Black chick peas are richer in fat free high quality protein and complex carbohydrates than white chickpeas. Therefore, they help build antibodies to fight the virus and at the same time provide long lasting energy to the body.
This Shorba also contains, garlic, ginger, black pepper and turmeric, all ingredients acknowledged in Ayurvedic medicine as antibacterial, antiviral, anti histamine and anti-inflammatory. A squeeze of lemon on top and you have viamin C included in the recipe.
Not only it tastes great but I actually feel relief from clogged sinuses and dry cough. So I decided to share this recipe with you so that maybe a sniffling nose somewhere out there also finds solace in this recipe.
I break my roti into bite size pieces and dunk it in the Shorba which makes it easier to swallow.

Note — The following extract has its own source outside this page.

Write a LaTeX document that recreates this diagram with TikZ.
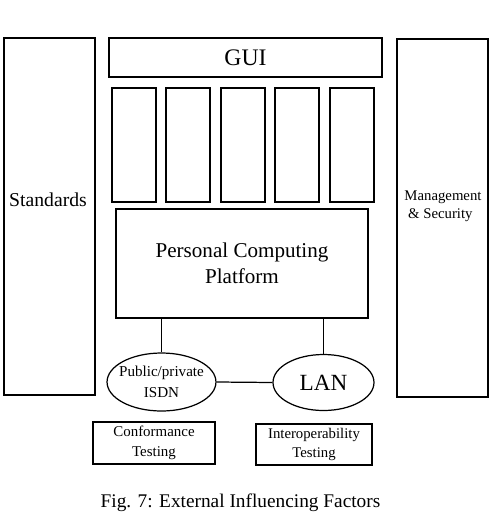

Shorba has many connotations in different culinary cultures, from soup to broth to stew. In South Asia usually a curry is called Shorba but the one I’ve made with chickpeas is more of a thin soup.
1 cup black chickpeas
1 medium onion, chopped
3 medium tomatoes, chopped
3/4 cup yogurt
2 tablespoons ginger-garlic paste
1 teaspoon black pepper
1/2 teaspoon turmeric
Salt to taste
3 tablespoons olive oil
This Is What You Do :
Heat oil in a deep pan, add onion and stir fry till golden.
Add fried onions, ginger, garlic, yogurt and tomatoes to a food processor and process till there is a smooth paste.
Pour the paste back into the pan, add black pepper, salt and turmeric, stir on medium heat for 5 minutes.
Add black chickpeas and plenty of water ( half of the pan). Reduce heat to medium low, cover and let simmer for 2-3 hours, adding more water if required.
Black chickpeas are tougher than the white ones and take longer to cook. Soaking chickpeas in water a night before cuts down the cooking time by almost 30 minutes. Using a pressure cooker can cut the cooking time by half.
When the chickpeas are tender, ladle out the soup in bowls and garnish with chopped onions, tomatoes, green chilli peppers, coriander/parsley and julienned ginger. Squeeze some lemon juice and enjoy with your favourite bread.